Managing concentrated stock positions is a critical issue for wealth managers and family offices since large holdings expose the portfolio to company-specific risk. Exchange Funds offer a strategic solution to diversify without incurring immediate capital gains tax, preserving wealth and enhancing risk management. This tax deferral is particularly valuable when clients face significant unrealized gains in their stock holdings. Additionally, exchange funds facilitate smoother portfolio transitions, aligning with fiduciary responsibilities to optimize both risk and tax efficiency. The use of exchange funds can impact wealth transfer strategies and governance decisions, as they provide liquidity alternatives and diversification options for illiquid or legacy stakes. For advisors, understanding and leveraging exchange funds can enhance client outcomes in capital gains planning and portfolio diversification.

Examples of Exchange Fund in Practice

Suppose an investor holds $5 million worth of a single stock that has appreciated significantly. Instead of selling and paying capital gains tax, the investor contributes the stock to an Exchange Fund. After a lock-up period of seven years, the investor can redeem shares in the diversified fund, effectively reducing single-stock risk while deferring tax payments until redemption.

Exchange Fund vs. Related Concepts

Exchange Fund vs. 1031 Exchange

While an Exchange Fund is used to diversify concentrated stock holdings in exchange for a diversified portfolio, a 1031 Exchange specifically allows for the deferral of capital gains taxes on real estate transactions by exchanging one investment property for another. Exchange Funds pertain to securities, whereas 1031 Exchanges relate to real estate assets.

Exchange Fund FAQs & Misconceptions

What types of securities can be contributed to an Exchange Fund?

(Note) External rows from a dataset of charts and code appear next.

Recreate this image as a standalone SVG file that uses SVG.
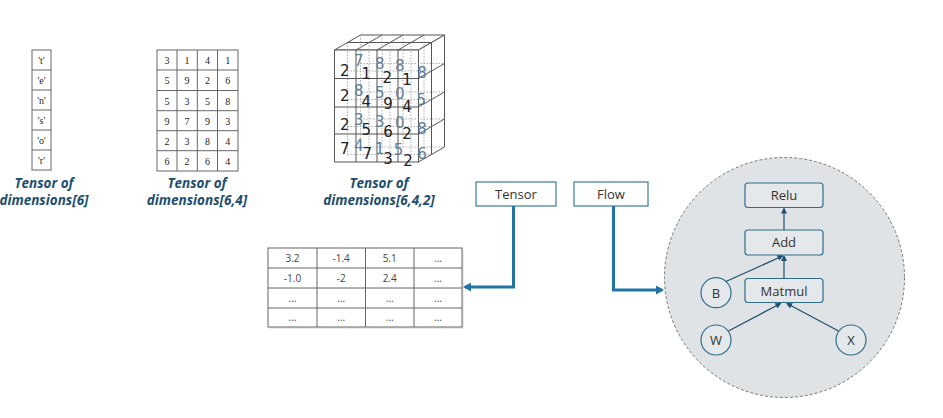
<svg xmlns="http://www.w3.org/2000/svg" width="943" height="418" viewBox="0 0 943 418">
<style>
.lbl{font-family:"Open Sans","Liberation Sans",sans-serif;font-weight:bold;font-style:italic;font-size:13.5px;fill:#1d4e6e;text-anchor:middle}
.ser{font-family:"Liberation Serif",serif;font-size:10px;fill:#222;text-anchor:middle}
.grid{fill:#fff;stroke:#666;stroke-width:1}
.cube{fill:#fff;stroke:#555;stroke-width:1;stroke-linejoin:round}
.dot{fill:none;stroke:#999;stroke-width:0.8;stroke-dasharray:1.5 1.5}
.bk{font-family:"DejaVu Sans","Liberation Sans",sans-serif;font-size:15px;fill:#222;text-anchor:middle}
.bl{font-family:"DejaVu Sans","Liberation Sans",sans-serif;font-size:15px;fill:#5f8099;text-anchor:middle}
.tb{font-family:"Open Sans","Liberation Sans",sans-serif;font-size:10px;fill:#444;text-anchor:middle}
.box{fill:#fff;stroke:#3d7f8f;stroke-width:1.2}
.btxt{font-family:"Open Sans","Liberation Sans",sans-serif;font-size:13px;fill:#333;text-anchor:middle}
.nd{fill:#e4e8eb;stroke:#2e6e8a;stroke-width:1.2}
.ntxt{font-family:"Open Sans","Liberation Sans",sans-serif;font-size:13px;fill:#333;text-anchor:middle}
.big{fill:none;stroke:#2274a5;stroke-width:3}
.sm{fill:none;stroke:#1f4e6e;stroke-width:1.2}
</style>
<defs>
<marker id="ab" markerWidth="9" markerHeight="9" refX="6" refY="4.5" orient="auto" markerUnits="userSpaceOnUse"><path d="M0,0 L8,4.5 L0,9 z" fill="#2274a5"/></marker>
<marker id="as" markerWidth="6" markerHeight="6" refX="5" refY="3" orient="auto" markerUnits="userSpaceOnUse"><path d="M0,0 L6,3 L0,6 z" fill="#1f4e6e"/></marker>
</defs>
<rect width="943" height="418" fill="#fff"/>

<g id="tensor1d">
<rect class="grid" x="32" y="50" width="19" height="120"/>
<path d="M32,70H51M32,90H51M32,110H51M32,130H51M32,150H51" stroke="#666" stroke-width="1"/>
<text class="ser" x="41.5" y="63.5">'t'</text>
<text class="ser" x="41.5" y="83.5">'e'</text>
<text class="ser" x="41.5" y="103.5">'n'</text>
<text class="ser" x="41.5" y="123.5">'s'</text>
<text class="ser" x="41.5" y="143.5">'o'</text>
<text class="ser" x="41.5" y="163.5">'r'</text>
<text class="lbl"><tspan x="44" y="188">Tensor of</tspan><tspan x="44" y="205">dimensions[6]</tspan></text>
</g>

<g id="tensor2d">
<rect class="grid" x="157" y="50" width="81" height="121"/>
<path d="M177,50V171M197.3,50V171M217.5,50V171M157,70H238M157,90.5H238M157,110.7H238M157,130.7H238M157,150.7H238" stroke="#666" stroke-width="1"/>
<g class="ser">
<text x="167" y="64">3</text><text x="187" y="64">1</text><text x="207.4" y="64">4</text><text x="227.7" y="64">1</text>
<text x="167" y="84">5</text><text x="187" y="84">9</text><text x="207.4" y="84">2</text><text x="227.7" y="84">6</text>
<text x="167" y="104.5">5</text><text x="187" y="104.5">3</text><text x="207.4" y="104.5">5</text><text x="227.7" y="104.5">8</text>
<text x="167" y="124.5">9</text><text x="187" y="124.5">7</text><text x="207.4" y="124.5">9</text><text x="227.7" y="124.5">3</text>
<text x="167" y="144.5">2</text><text x="187" y="144.5">3</text><text x="207.4" y="144.5">8</text><text x="227.7" y="144.5">4</text>
<text x="167" y="164.5">6</text><text x="187" y="164.5">2</text><text x="207.4" y="164.5">6</text><text x="227.7" y="164.5">4</text>
</g>
<text class="lbl"><tspan x="197" y="188">Tensor of</tspan><tspan x="197" y="205">dimensions[6,4]</tspan></text>
</g>

<g id="tensor3d">
<polygon class="cube" points="334.5,50 418.5,50 444.5,35 360.5,35"/>
<polygon class="cube" points="418.5,50 444.5,35 444.5,147 418.5,162"/>
<rect class="cube" x="334.5" y="50" width="84" height="112"/>
<path d="M356,50V162M377,50V162M398,50V162M334.5,78.5H418.5M334.5,107H418.5M334.5,134H418.5" stroke="#555" stroke-width="1"/>
<path d="M356,50L382,35M377,50L403,35M398,50L424,35M347.5,42.5H431.5M431.5,42.5V154.5M418.5,78.5L444.5,63.5M418.5,107L444.5,92M418.5,134L444.5,119" stroke="#555" stroke-width="1" fill="none"/>
<path class="dot" d="M347.5,42.5V154.5M369,42.5V154.5M390,42.5V154.5M411,42.5V154.5M360.5,35V147M382,35V147M403,35V147M424,35V147M347.5,71H431.5M347.5,99.5H431.5M347.5,126.5H431.5M347.5,154.5H431.5M360.5,63.5H444.5M360.5,92H444.5M360.5,119H444.5M360.5,147H444.5"/>
<text class="bk" x="344.7" y="75.8">2</text><text class="bl" x="358.7" y="65.8">7</text><text class="bk" x="366.3" y="79.2">1</text><text class="bl" x="379.7" y="69.2">8</text><text class="bk" x="387.3" y="82.5">2</text><text class="bl" x="399.7" y="70.8">8</text><text class="bk" x="407" y="85.2">1</text><text class="bl" x="422" y="78.2">8</text>
<text class="bk" x="344.7" y="100.8">2</text><text class="bl" x="358.7" y="95.8">8</text><text class="bk" x="366.3" y="106.8">4</text><text class="bl" x="379.7" y="97.5">5</text><text class="bk" x="388" y="109.2">9</text><text class="bl" x="399.7" y="99.2">0</text><text class="bk" x="407" y="111.5">4</text><text class="bl" x="421.3" y="104.8">5</text>
<text class="bk" x="344.7" y="130.2">2</text><text class="bl" x="358.7" y="124.8">3</text><text class="bk" x="366.3" y="134.8">5</text><text class="bl" x="379.7" y="126.8">3</text><text class="bk" x="388" y="136.8">6</text><text class="bl" x="399.7" y="127.5">0</text><text class="bk" x="407" y="138.5">2</text><text class="bl" x="422" y="134.2">8</text>
<text class="bk" x="344.7" y="154.2">7</text><text class="bl" x="358.7" y="150.8">4</text><text class="bk" x="367.3" y="159.2">7</text><text class="bl" x="379.7" y="154.2">1</text><text class="bk" x="388" y="163.5">3</text><text class="bl" x="398.5" y="155">5</text><text class="bk" x="408" y="166">2</text><text class="bl" x="422" y="159.2">6</text>
<text class="lbl"><tspan x="379" y="188">Tensor of</tspan><tspan x="379" y="205">dimensions[6,4,2]</tspan></text>
</g>

<g id="table">
<rect x="270" y="250" width="194" height="79" fill="#ddd" opacity="0.6"/>
<rect class="grid" x="268" y="248" width="194" height="79"/>
<path d="M317,248V327M365.5,248V327M414,248V327M268,268H462M268,288H462M268,308H462" stroke="#666" stroke-width="1"/>
<g class="tb">
<text x="292.5" y="261.5">3.2</text><text x="341.2" y="261.5">-1.4</text><text x="389.7" y="261.5">5.1</text><text x="438" y="261.5">...</text>
<text x="292.5" y="281.5">-1.0</text><text x="341.2" y="281.5">-2</text><text x="389.7" y="281.5">2.4</text><text x="438" y="281.5">...</text>
<text x="292.5" y="301.5">...</text><text x="341.2" y="301.5">...</text><text x="389.7" y="301.5">...</text><text x="438" y="301.5">...</text>
<text x="292.5" y="321">...</text><text x="341.2" y="321">...</text><text x="389.7" y="321">...</text><text x="438" y="321">...</text>
</g>
</g>

<g id="tensor-box">
<rect class="box" x="476" y="182" width="80" height="24"/>
<text class="btxt" x="516" y="198.5">Tensor</text>
</g>
<g id="flow-box">
<rect class="box" x="574" y="182" width="74" height="24"/>
<text class="btxt" x="611" y="198.5">Flow</text>
</g>

<g id="graph-circle">
<circle cx="784.5" cy="277.5" r="120" fill="#dfe3e6" stroke="#777" stroke-width="1" stroke-dasharray="3 2"/>
</g>
<g id="relu"><rect class="nd" x="745" y="183" width="78" height="24.5" rx="3"/><text class="ntxt" x="784" y="200">Relu</text></g>
<g id="add"><rect class="nd" x="745" y="230" width="78" height="25" rx="3"/><text class="ntxt" x="784" y="247">Add</text></g>
<g id="matmul"><rect class="nd" x="745" y="278.5" width="78" height="24" rx="3"/><text class="ntxt" x="784" y="295.5">Matmul</text></g>
<g id="b"><circle class="nd" cx="716" cy="292.7" r="15"/><text class="ntxt" x="716" y="297.5">B</text></g>
<g id="w"><circle class="nd" cx="716" cy="340" r="15"/><text class="ntxt" x="716" y="344.8">W</text></g>
<g id="x"><circle class="nd" cx="851" cy="340" r="15"/><text class="ntxt" x="851" y="344.8">X</text></g>

<g id="connectors">
<path class="big" d="M513.5,206V287H465" marker-end="url(#ab)"/>
<path class="big" d="M613.5,206V290H662" marker-end="url(#ab)"/>
<path class="sm" d="M784,230V208.5" marker-end="url(#as)"/>
<path class="sm" d="M784,278.5V256" marker-end="url(#as)"/>
<path class="sm" d="M726,281.5L782.5,256" marker-end="url(#as)"/>
<path class="sm" d="M728.5,331L780.5,303.5" marker-end="url(#as)"/>
<path class="sm" d="M838.5,331L787,303.5" marker-end="url(#as)"/>
</g>
</svg>
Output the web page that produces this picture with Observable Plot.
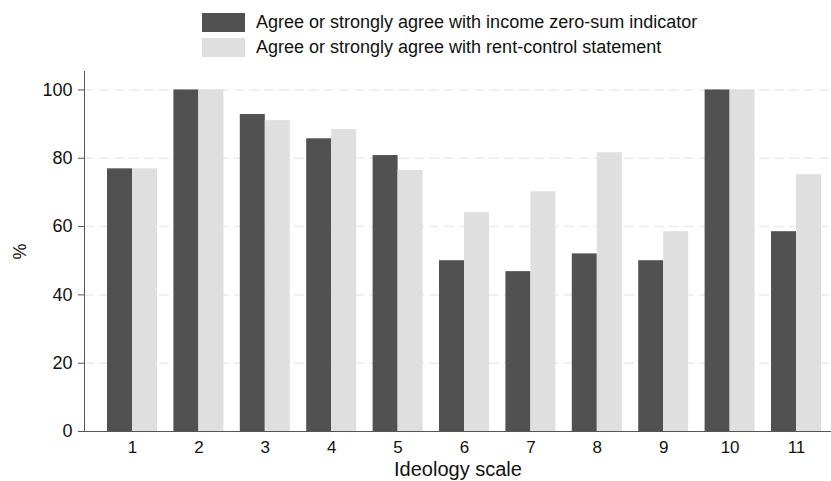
<!DOCTYPE html>
<html><head><meta charset="utf-8">
<script src="https://cdn.jsdelivr.net/npm/d3@7"></script>
<script src="https://cdn.jsdelivr.net/npm/@observablehq/plot@0.6"></script>
<style>
body{margin:0;background:#fff;font-family:"Liberation Sans",Arial,sans-serif;}
#legend{position:relative;height:65px;width:831px;}
.item{position:absolute;left:202px;height:19px;display:flex;align-items:center;font-size:18px;color:#111;white-space:nowrap;}
.sw{width:43px;height:19px;margin-right:11px;flex:none;}
#chart svg{display:block;}
</style></head><body>
<div id="legend"></div><div id="chart"></div>
<script>
const ideology = ["1","2","3","4","5","6","7","8","9","10","11"];
const zeroSum = [76.9, 100, 92.8, 85.7, 80.8, 50.0, 46.8, 52.0, 50.0, 100, 58.5];
const rentControl = [76.9, 100, 91.0, 88.4, 76.4, 64.1, 70.2, 81.6, 58.5, 100, 75.2];
const seriesLabels = ["Agree or strongly agree with income zero-sum indicator", "Agree or strongly agree with rent-control statement"];
const seriesColors = ["#515151", "#dfdfdf"];
const yTicks = [0, 20, 40, 60, 80, 100];

const legend = document.getElementById("legend");
seriesLabels.forEach((lab, i) => {
  const d = document.createElement("div");
  d.className = "item";
  d.style.top = (13 + i * 25) + "px";
  d.innerHTML = `<span class="sw" style="background:${seriesColors[i]}"></span><span>${lab}</span>`;
  legend.appendChild(d);
});

const data = ideology.flatMap((k, i) => [
  {k, s: 0, v: zeroSum[i]},
  {k, s: 1, v: rentControl[i]}
]);

const chart = Plot.plot({
  width: 831, height: 416,
  marginLeft: 84, marginRight: 0, marginTop: 6, marginBottom: 50,
  style: {fontFamily: "Liberation Sans, Arial, sans-serif", fontSize: "17px", color: "#111", background: "#fff", overflow: "visible"},
  x: {domain: ideology, paddingInner: 0.247, paddingOuter: 0.2485, align: 0.697, round: false},
  y: {domain: [0, 105.4]},
  marks: [
    Plot.gridY(yTicks.slice(1), {stroke: "#ebebeb", strokeOpacity: 1, strokeWidth: 1.5, strokeDasharray: "10,5"}),
    Plot.barY(data.filter(d => d.s === 0), {x: "k", y: "v", fill: seriesColors[0], insetRight: 25, insetLeft: 0}),
    Plot.barY(data.filter(d => d.s === 1), {x: "k", y: "v", fill: seriesColors[1], insetLeft: 25, insetRight: 0}),
    Plot.frame({anchor: "left", stroke: "#555"}),
    Plot.frame({anchor: "bottom", stroke: "#555"}),
    Plot.axisY({ticks: yTicks, tickSize: 6, tickPadding: 6, stroke: "#555", label: null, fontSize: 18}),
    Plot.axisY({ticks: [], label: "%", labelAnchor: "center", labelArrow: false, labelOffset: 71, fontSize: 18}),
    Plot.axisX({tickSize: 0, tickPadding: 9, label: null, fontSize: 17}),
    Plot.axisX({ticks: [], label: "Ideology scale", labelAnchor: "center", labelArrow: false, labelOffset: 44, fontSize: 20})
  ]
});
document.getElementById("chart").appendChild(chart);
</script>
</body></html>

Typically, publicly traded appreciated securities are contributed to exchange funds. The contributed stocks must meet fund criteria, often excluding restricted or illiquid shares. Eligibility varies by fund.

Is the capital gains tax deferred indefinitely in an Exchange Fund?

No, the capital gains tax is deferred until the investor redeems shares from the Exchange Fund or sells them. The deferral lasts throughout the lock-up period and beyond, but the tax obligation eventually arises upon disposition.

Are there minimum investment amounts and lock-up periods for Exchange Funds?

Yes, Exchange Funds generally require high minimum investments, often in the millions, and impose lock-up periods ranging from 7 to 10 years to maintain tax deferral benefits and portfolio stability.